Baca Juga: Celios: PLTG Fosil Ancam 6,7 Juta Pekerjaan Di Indonesia
Selain itu, biaya bahan bakar yang tinggi dan ketidakpastian pasokan juga diyakini dapat membebani anggaran energi nasional serta mengurangi daya saing industri dalam negeri.
Perlu diketahui, proyeksi dampak negatif PLTG fosil terhadap PDB ini didasari oleh data Global Energy Monitor (GEM), yang mencatat terdapat 11 proyek PLTG dan PLTGU yang akan dibangun di Indonesia dalam rentang waktu hingga 2030.
Adapun total kapasitas PLTG dan PLTGU tersebut mencapai 2.680 MW (2,68 GW) atau 12,18% dari target RPP KEN yang mencapai 22 GW pada tahun 2040.
Selain terhadap PDB, proyek pengembangan PLTG yang sama juga memiliki dampak negatif terhadap output ekonomi secara agregat dalam skala ekonomi nasional hingga 2040.
"Pembangkit gas fosil akan menurunkan output ekonomi sebesar Rp941,4 triliun secara akumulatif hingga 2040, sementara PLTG siklus gabungan akan menurunkan output hingga Rp280,9 triliun," tambah Bhima.
Adapun aspek proyeksi ini diperhitungkan akibat PLTG fosil yang tetap menghasilkan emisi gas rumah kaca dari hasil pembakaran gas fosil, berupa karbon dioksida dan metana yang memiliki dampak berbahaya terhadap lingkungan dan kesehatan manusia.
Akibatnya, kondisi tersebut semakin mempercepat krisis iklim yang berdampak negatif terhadap sektor ekonomi lainnya, terutama sektor pertanian, kehutanan, dan perikanan.
Kontradiktif Janji Transisi Energi
Berangkat dari temuan studi di atas, Bhima menyorot pidato Presiden Prabowo di KTT G20 November 2024 lalu di Brasil, yang menyerukan pentingnya aksi kolektif untuk mendukung pembangunan berkelanjutan, khususnya dalam mengatasi dampak perubahan iklim.
Dalam pidatonya, Prabowo menegaskan Indonesia memiliki agenda transisi energi hijau untuk mencapai nol emisi 2050 dengan penggunaan biodiesel dan menutup PLTU, kemudian beralih ke sumber energi baru terbarukan.

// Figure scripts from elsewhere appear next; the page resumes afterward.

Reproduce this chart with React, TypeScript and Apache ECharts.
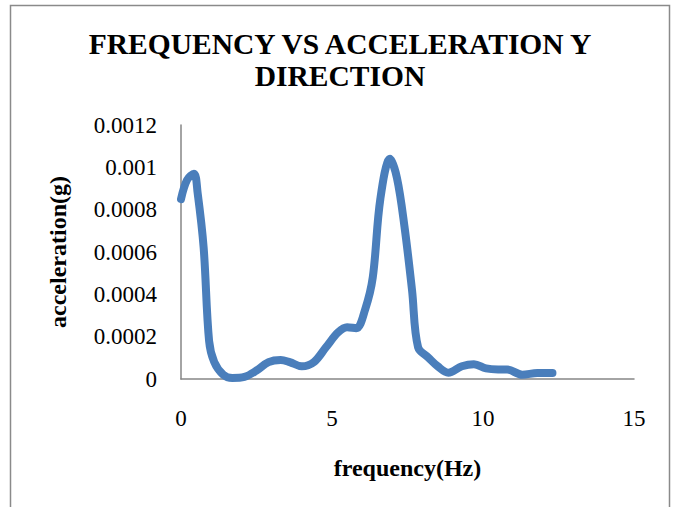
import React, { useEffect, useRef } from "react";
import * as echarts from "echarts";

const titleText = "FREQUENCY VS ACCELERATION Y\nDIRECTION";
const xName = "frequency(Hz)";
const yName = "acceleration(g)";

const frequency = [
  0, 0.2, 0.43, 0.55, 0.75, 0.93, 1.1, 1.4, 1.7, 2.1, 2.5, 2.9, 3.3, 3.6, 4.0,
  4.4, 4.8, 5.2, 5.5, 5.8, 6.1, 6.35, 6.6, 6.92, 7.15, 7.4, 7.65, 7.85, 8.2,
  8.5, 8.85, 9.3, 9.7, 10.1, 10.5, 10.8, 11.3, 11.8, 12.3,
];
const acceleration = [
  0.00085, 0.00094, 0.00097, 0.00088, 0.00062, 0.00018, 0.00008, 0.00002,
  0.000005, 0.00001, 0.00004, 0.00008, 0.00009, 0.00008, 0.00006, 0.00008,
  0.00015, 0.00022, 0.000245, 0.00024, 0.00033, 0.00048, 0.00085, 0.00104,
  0.00095, 0.00072, 0.00042, 0.00015, 0.0001, 0.00006, 0.00003, 0.00006,
  0.00007, 0.00005, 0.000045, 0.000045, 0.00002, 0.000028, 0.000028,
];

const FONT = "'Liberation Serif', 'Times New Roman', serif";

export default function App() {
  const ref = useRef<HTMLDivElement>(null);
  useEffect(() => {
    if (!ref.current) return;
    const chart = echarts.init(ref.current, undefined, { renderer: "svg" });
    const data = frequency.map((f, i) => [f, acceleration[i]]);
    chart.setOption({
      animation: false,
      backgroundColor: "#ffffff",
      graphic: [
        {
          type: "rect",
          shape: { x: 10.5, y: 5.5, width: 659, height: 540 },
          style: { fill: "none", stroke: "#8a8a8a", lineWidth: 1.5 },
          silent: true,
        },
      ],
      title: {
        text: titleText,
        left: "center",
        top: 23,
        textStyle: {
          fontFamily: FONT,
          fontWeight: "bold",
          fontSize: 29.5,
          color: "#000",
          lineHeight: 32,
        },
      },
      grid: { left: 181, right: 46, top: 125, bottom: 128 },
      xAxis: {
        type: "value",
        min: 0,
        max: 15,
        interval: 5,
        name: xName,
        nameLocation: "middle",
        nameGap: 77,
        nameTextStyle: {
          fontFamily: FONT,
          fontWeight: "bold",
          fontSize: 24,
          color: "#000",
        },
        axisLine: { show: true, lineStyle: { color: "#868686", width: 1.5 } },
        axisTick: { show: false },
        splitLine: { show: false },
        axisLabel: {
          margin: 28,
          fontFamily: FONT,
          fontSize: 23,
          color: "#000",
        },
      },
      yAxis: {
        type: "value",
        min: 0,
        max: 0.0012,
        interval: 0.0002,
        name: yName,
        nameLocation: "middle",
        nameGap: 111,
        nameRotate: 90,
        nameTextStyle: {
          fontFamily: FONT,
          fontWeight: "bold",
          fontSize: 24,
          color: "#000",
        },
        axisLine: { show: true, lineStyle: { color: "#868686", width: 1.5 } },
        axisTick: { show: false },
        splitLine: { show: false },
        axisLabel: {
          margin: 24,
          fontFamily: FONT,
          fontSize: 23,
          color: "#000",
          formatter: (v: number) => String(+v.toFixed(4)),
        },
      },
      series: [
        {
          type: "line",
          data,
          smooth: 0.35,
          symbol: "none",
          lineStyle: { color: "#4a7ebb", width: 8, cap: "round", join: "round" },
        },
      ],
    });
    return () => chart.dispose();
  }, []);
  return (
    <div
      ref={ref}
      style={{ position: "fixed", left: 0, top: 0, width: 680, height: 507 }}
    />
  );
}
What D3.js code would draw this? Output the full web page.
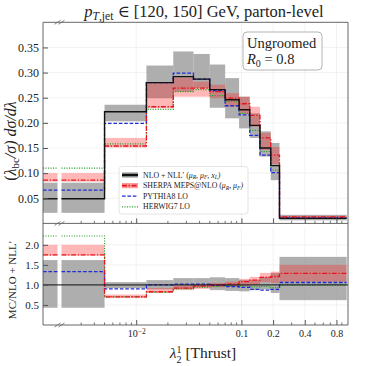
<!DOCTYPE html>
<html>
<head>
<meta charset="utf-8">
<script src="https://d3js.org/d3.v7.min.js"></script>
<style>
body { margin: 0; background: #fff; }
text { font-family: "Liberation Serif", "DejaVu Serif", serif; fill: #222; }
</style>
</head>
<body>
<svg width="366" height="366"></svg>
<script>
// bin edges in lambda_2^1 (first bin starts at 0 and sits behind the axis break)
var edges = [0, 0.005, 0.0125, 0.0225, 0.035, 0.05, 0.07, 0.095, 0.12, 0.15, 0.19, 0.23, 1.0];

// top panel, (lambda/sigma) dsigma/dlambda
var nll     = [0.049, 0.222, 0.280, 0.292, 0.287, 0.266, 0.246, 0.226, 0.195, 0.150, 0.115, 0.010];
var nllLo   = [0.021, 0.203, 0.249, 0.262, 0.269, 0.230, 0.209, 0.189, 0.170, 0.133, 0.086, 0.006];
var nllHi   = [0.081, 0.236, 0.314, 0.342, 0.337, 0.316, 0.289, 0.252, 0.219, 0.183, 0.160, 0.017];
var sherpa   = [0.086, 0.154, 0.232, 0.269, 0.269, 0.262, 0.249, 0.238, 0.215, 0.170, 0.136, 0.013];
var sherpaLo = [0.083, 0.151, 0.229, 0.252, 0.252, 0.249, 0.232, 0.218, 0.192, 0.146, 0.118, 0.011];
var sherpaHi = [0.100, 0.170, 0.280, 0.290, 0.282, 0.276, 0.259, 0.252, 0.232, 0.180, 0.152, 0.015];
var pythia  = [0.066, 0.199, 0.280, 0.299, 0.287, 0.264, 0.234, 0.216, 0.175, 0.136, 0.101, 0.011];
var herwig  = [0.110, 0.158, 0.227, 0.262, 0.266, 0.254, 0.242, 0.219, 0.185, 0.143, 0.106, 0.010];

// bottom panel, MC / NLO+NLL'
var rNllLo    = [0.43, 0.92, 0.89, 0.90, 0.94, 0.87, 0.85, 0.84, 0.87, 0.89, 0.80, 0.62];
var rNllHi    = [1.62, 1.07, 1.12, 1.17, 1.17, 1.19, 1.17, 1.12, 1.12, 1.20, 1.30, 1.70];
var rSherpa   = [1.75, 0.70, 0.83, 0.92, 0.97, 1.00, 1.02, 1.08, 1.12, 1.19, 1.21, 1.29];
var rSherpaLo = [1.73, 0.67, 0.80, 0.87, 0.90, 0.94, 0.95, 0.98, 1.00, 1.07, 1.05, 1.08];
var rSherpaHi = [2.00, 0.76, 0.92, 0.99, 1.02, 1.05, 1.08, 1.15, 1.20, 1.30, 1.33, 1.50];
var rPythia   = [1.33, 0.90, 1.00, 1.02, 1.02, 0.99, 0.96, 0.94, 0.89, 0.87, 0.89, 1.06];
var rHerwig   = [2.22, 0.71, 0.82, 0.90, 0.94, 0.96, 0.98, 0.97, 0.95, 0.96, 0.93, 1.00];

var xMajor = [0.01, 0.1, 0.2, 0.4, 0.8];
var xMinor = [0.003, 0.004, 0.005, 0.006, 0.007, 0.008, 0.009,
              0.02, 0.03, 0.04, 0.05, 0.06, 0.07, 0.08, 0.09,
              0.3, 0.5, 0.6, 0.7, 0.9];
var yTopTicks = [0.05, 0.10, 0.15, 0.20, 0.25, 0.30, 0.35];
var yBotTicks = [0.5, 1.0, 1.5, 2.0];

var svg = d3.select("svg");
var L = 43, R = 348;
var x = d3.scaleLog().domain([0.0013, 1.03]).range([L, R]);
var yT = d3.scaleLinear().domain([0, 0.4]).range([223.4, 22.3]);
var yB = d3.scaleLinear().domain([0, 2.42]).range([325, 228]);
var xMin = x.domain()[0], xMax = x.domain()[1];
var brk = 59.5;            // pixel of the axis break
var bL = x.invert(brk - 2), bR = x.invert(brk + 2);

var RED = "#e8141c", BLUE = "#1f2bd6", GREEN = "#2ca02c";

function cl(v) { return Math.min(Math.max(v, xMin), xMax); }

// grid
function grid(y, ticks, y0, y1) {
  svg.append("g").selectAll("line").data(ticks).enter().append("line")
    .attr("x1", L).attr("x2", R).attr("y1", d => y(d)).attr("y2", d => y(d))
    .attr("stroke", "#ececec").attr("stroke-width", 0.7);
  svg.append("g").selectAll("line").data(xMajor).enter().append("line")
    .attr("x1", d => x(d)).attr("x2", d => x(d)).attr("y1", y0).attr("y2", y1)
    .attr("stroke", "#ececec").attr("stroke-width", 0.7);
}
grid(yT, yTopTicks, 22.3, 223.4);
grid(yB, yBotTicks, 228, 325);

// bands: one rect per bin, first bin split at the break
function band(y, lo, hi, fill, op) {
  var rects = [];
  lo.forEach(function(v, i) {
    if (i === 0) {
      rects.push({a: xMin, b: bL, lo: v, hi: hi[i]});
      rects.push({a: bR, b: edges[1], lo: v, hi: hi[i]});
    } else {
      rects.push({a: edges[i], b: cl(edges[i + 1]), lo: v, hi: hi[i]});
    }
  });
  svg.append("g").selectAll("rect").data(rects).enter().append("rect")
    .attr("x", d => x(d.a)).attr("width", d => x(d.b) - x(d.a))
    .attr("y", d => y(d.hi)).attr("height", d => y(d.lo) - y(d.hi))
    .attr("fill", fill).attr("fill-opacity", op);
}

// step line, first bin split at the break
function step(y, vals, color, w, dash) {
  var g = svg.append("g").attr("fill", "none").attr("stroke", color)
    .attr("stroke-width", w).attr("stroke-dasharray", dash);
  var pts = [[bR, vals[0]]];
  for (var i = 1; i < vals.length; i++) pts.push([edges[i], vals[i]]);
  pts.push([cl(edges[edges.length - 1]), vals[vals.length - 1]]);
  var line = d3.line().x(d => x(d[0])).y(d => y(d[1])).curve(d3.curveStepAfter);
  g.append("path").attr("d", line([[xMin, vals[0]], [bL, vals[0]]]));
  g.append("path").attr("d", line(pts));
}

var dashSherpa = "5,1.6,1.4,1.6", dashPythia = "3.6,1.8", dashHerwig = "1.1,1.4";

band(yT, nllLo, nllHi, "#9a9a9a", 0.8);
band(yT, sherpaLo, sherpaHi, "#ff2020", 0.32);
step(yT, herwig, GREEN, 1.2, dashHerwig);
step(yT, pythia, BLUE, 1.3, dashPythia);
step(yT, sherpa, RED, 1.3, dashSherpa);
step(yT, nll, "#111", 1.4, null);

band(yB, rNllLo, rNllHi, "#9a9a9a", 0.8);
band(yB, rSherpaLo, rSherpaHi, "#ff2020", 0.32);
step(yB, rHerwig, GREEN, 1.2, dashHerwig);
step(yB, rPythia, BLUE, 1.3, dashPythia);
step(yB, rSherpa, RED, 1.3, dashSherpa);
svg.append("line").attr("x1", L).attr("x2", R).attr("y1", yB(1)).attr("y2", yB(1))
  .attr("stroke", "#111").attr("stroke-width", 1);

// frames
var fr = svg.append("g").attr("stroke", "#555").attr("stroke-width", 0.9).attr("fill", "none");
fr.append("path").attr("d", "M" + L + "," + yB(0) + "V" + yT(0.4) + "H" + R + "V" + yB(0) + "H" + L);
fr.append("line").attr("x1", L).attr("x2", R).attr("y1", yT(0)).attr("y2", yT(0));

// axes, ticks point inward
function yAxis(y, ticks, fs) {
  var g = svg.append("g").attr("transform", "translate(" + L + ",0)")
    .call(d3.axisLeft(y).tickValues(ticks).tickSize(-5).tickPadding(4).tickFormat(d3.format(".2~f")));
  g.select(".domain").remove();
  g.selectAll("text").style("font-family", null).attr("font-size", fs).text(d => ticks.length > 4 ? d.toFixed(2) : d.toFixed(1));
  g.selectAll("line").attr("stroke", "#555");
}
yAxis(yT, yTopTicks, 12);
yAxis(yB, yBotTicks, 11);

function xAxis(yPix, labels) {
  var g = svg.append("g").attr("transform", "translate(0," + yPix + ")")
    .call(d3.axisBottom(x).tickValues(xMajor).tickSize(-5).tickPadding(5).tickFormat(d => d));
  g.select(".domain").remove();
  g.selectAll("line").attr("stroke", "#555");
  g.selectAll("text").style("font-family", null).attr("font-size", 10).attr("fill", "#333");
  if (!labels) g.selectAll("text").remove();
  else g.selectAll("text").filter(d => d === 0.01).text("10").append("tspan")
      .attr("dy", "-0.45em").attr("font-size", 7.5).text("\u22122");
  svg.append("g").selectAll("line").data(xMinor).enter().append("line")
    .attr("x1", d => x(d)).attr("x2", d => x(d)).attr("y1", yPix).attr("y2", yPix - 2.6)
    .attr("stroke", "#555").attr("stroke-width", 0.8);
}
xAxis(yT(0), false);
xAxis(yB(0), true);

// break marks
[yT(0.4), yT(0), yB(0)].forEach(function(yy) {
  [-2, 2].forEach(function(d) {
    svg.append("line").attr("x1", brk + d - 3).attr("x2", brk + d + 3)
      .attr("y1", yy + 2).attr("y2", yy - 2).attr("stroke", "#666").attr("stroke-width", 0.8);
  });
});

// legend
var lg = svg.append("g");
lg.append("rect").attr("x", 119).attr("y", 166.5).attr("width", 129).attr("height", 47.5)
  .attr("rx", 3).attr("fill", "#fff").attr("fill-opacity", 0.85).attr("stroke", "#ddd").attr("stroke-width", 0.8);
var items = [
  {c: "#111", w: 2.2, dash: null, band: "#9a9a9a", t: ["NLO + NLL\u2032 (", "\u03bc", "R", ", \u03bc", "F", ", x", "L", ")"]},
  {c: RED, w: 1.6, dash: dashSherpa, band: "#ff9a9a", t: ["SHERPA MEPS@NLO (", "\u03bc", "R", ", \u03bc", "F", ")"]},
  {c: BLUE, w: 1.3, dash: dashPythia, band: null, t: ["PYTHIA8 LO"]},
  {c: GREEN, w: 1.2, dash: dashHerwig, band: null, t: ["HERWIG7 LO"]}
];
items.forEach(function(it, i) {
  var yy = 175 + i * 10.6;
  if (it.band) lg.append("rect").attr("x", 122).attr("y", yy - 2.6).attr("width", 16).attr("height", 5.2).attr("fill", it.band);
  lg.append("line").attr("x1", 122).attr("x2", 138).attr("y1", yy).attr("y2", yy)
    .attr("stroke", it.c).attr("stroke-width", it.w).attr("stroke-dasharray", it.dash);
  var t = lg.append("text").attr("x", 143).attr("y", yy + 2.5).attr("font-size", 7.8);
  it.t.forEach(function(s, k) {
    var sp = t.append("tspan").text(s);
    if (k > 0 && k % 2 === 0) sp.attr("font-size", 5.6).attr("dy", 1.4).attr("font-style", "italic");
    else if (k > 0) sp.attr("dy", k > 1 ? -1.4 : 0).attr("font-style", "italic");
  });
});

// Ungroomed box
svg.append("rect").attr("x", 243).attr("y", 32).attr("width", 79).attr("height", 38).attr("rx", 4)
  .attr("fill", "#fff").attr("stroke", "#aaa").attr("stroke-width", 0.9);
svg.append("text").attr("x", 247).attr("y", 48).attr("font-size", 14.5).text("Ungroomed");
var r0 = svg.append("text").attr("x", 247).attr("y", 64).attr("font-size", 14.5);
r0.append("tspan").attr("font-style", "italic").text("R");
r0.append("tspan").attr("font-size", 10).attr("dy", 3).text("0");
r0.append("tspan").attr("dy", -3).text(" = 0.8");

// title
var tt = svg.append("text").attr("x", 204).attr("y", 17).attr("text-anchor", "middle").attr("font-size", 16.5);
tt.append("tspan").attr("font-style", "italic").text("p");
tt.append("tspan").attr("font-size", 11.5).attr("dy", 3).attr("font-style", "italic").text("T");
tt.append("tspan").attr("font-size", 11.5).text(",jet");
tt.append("tspan").attr("dy", -3).text(" \u2208 [120, 150] GeV, parton-level");

// x label
var xl = svg.append("text").attr("x", 203).attr("y", 358).attr("text-anchor", "middle").attr("font-size", 15.5);
xl.append("tspan").attr("font-style", "italic").text("\u03bb");
xl.append("tspan").attr("font-size", 10).attr("dy", -5.5).text("1");
xl.append("tspan").attr("font-size", 10).attr("dx", -5).attr("dy", 10).text("2");
xl.append("tspan").attr("dy", -4.5).text(" [Thrust]");

// y labels
var yl = svg.append("text").attr("transform", "translate(16,141) rotate(-90)")
  .attr("text-anchor", "middle").attr("font-size", 16);
yl.append("tspan").text("(");
yl.append("tspan").attr("font-style", "italic").text("\u03bb");
yl.append("tspan").attr("font-size", 11).attr("dy", 3).text("bc");
yl.append("tspan").attr("dy", -3).attr("font-style", "italic").text("/\u03c3) d\u03c3/d\u03bb");

svg.append("text").attr("transform", "translate(16,280) rotate(-90)")
  .attr("text-anchor", "middle").attr("font-size", 11).text("MC/NLO + NLL\u2032");
</script>
</body>
</html>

"Sayangnya, pidato tersebut tak lebih dari sekadar menjual janji. Komitmen pemerintah dalam upaya transisi energi bertolak-belakang dengan kebijakan energi yang disampaikan oleh Pemerintah dengan rencana untuk menjadikan gas fosil sebagai 'energi transisi' dan merencanakan pembangunan Pembangkit Listrik Gas Fosil baru dalam jumlah besar," ungkap Bhima.
Baca Juga: Pemerintah Bentuk Satgas Transisi Energi dan Ekonomi Hijau
Buktinya, rencana pembangunan PLTG fosil yang dimaksud justru tercantum pada Accelarated Renewable Energy Development (ARED) yang akan dituangkan pada RUPTL selanjutnya.
Terbaru, bukti langkah kontradiktif pemerintah dengan janji yang disuarakan tecermin dari rencana memprioritaskan pendanaan Danantara untuk pengembangan migas daripada energi terbarukan.
Dari kondisi tersebut, Bhima menekankan, solusi-solusi yang pemerintah tawarkan pada kebijakan energi seharusnya bukan solusi palsu yang hanya akan memperpanjang ketergantungan Indonesia terhadap penggunaan energi fosil.
Untuk itu, dia mendorong pemerintah untuk membatalkan rencana penambahan pembangkit gas fosil baru dalam RUPTL 2025-2034 yang akan datang, dan membuat Peta Jalan Pemensiunan Pembangkit Listrik dari gas fosil dan bahan bakar fosil lainnya.
"Serta mempercepat transformasi ekonomi melalui fokus pada energi terbarukan, khususnya energi surya dan angin, bukan pembangkit gas fosil," pungkasnya.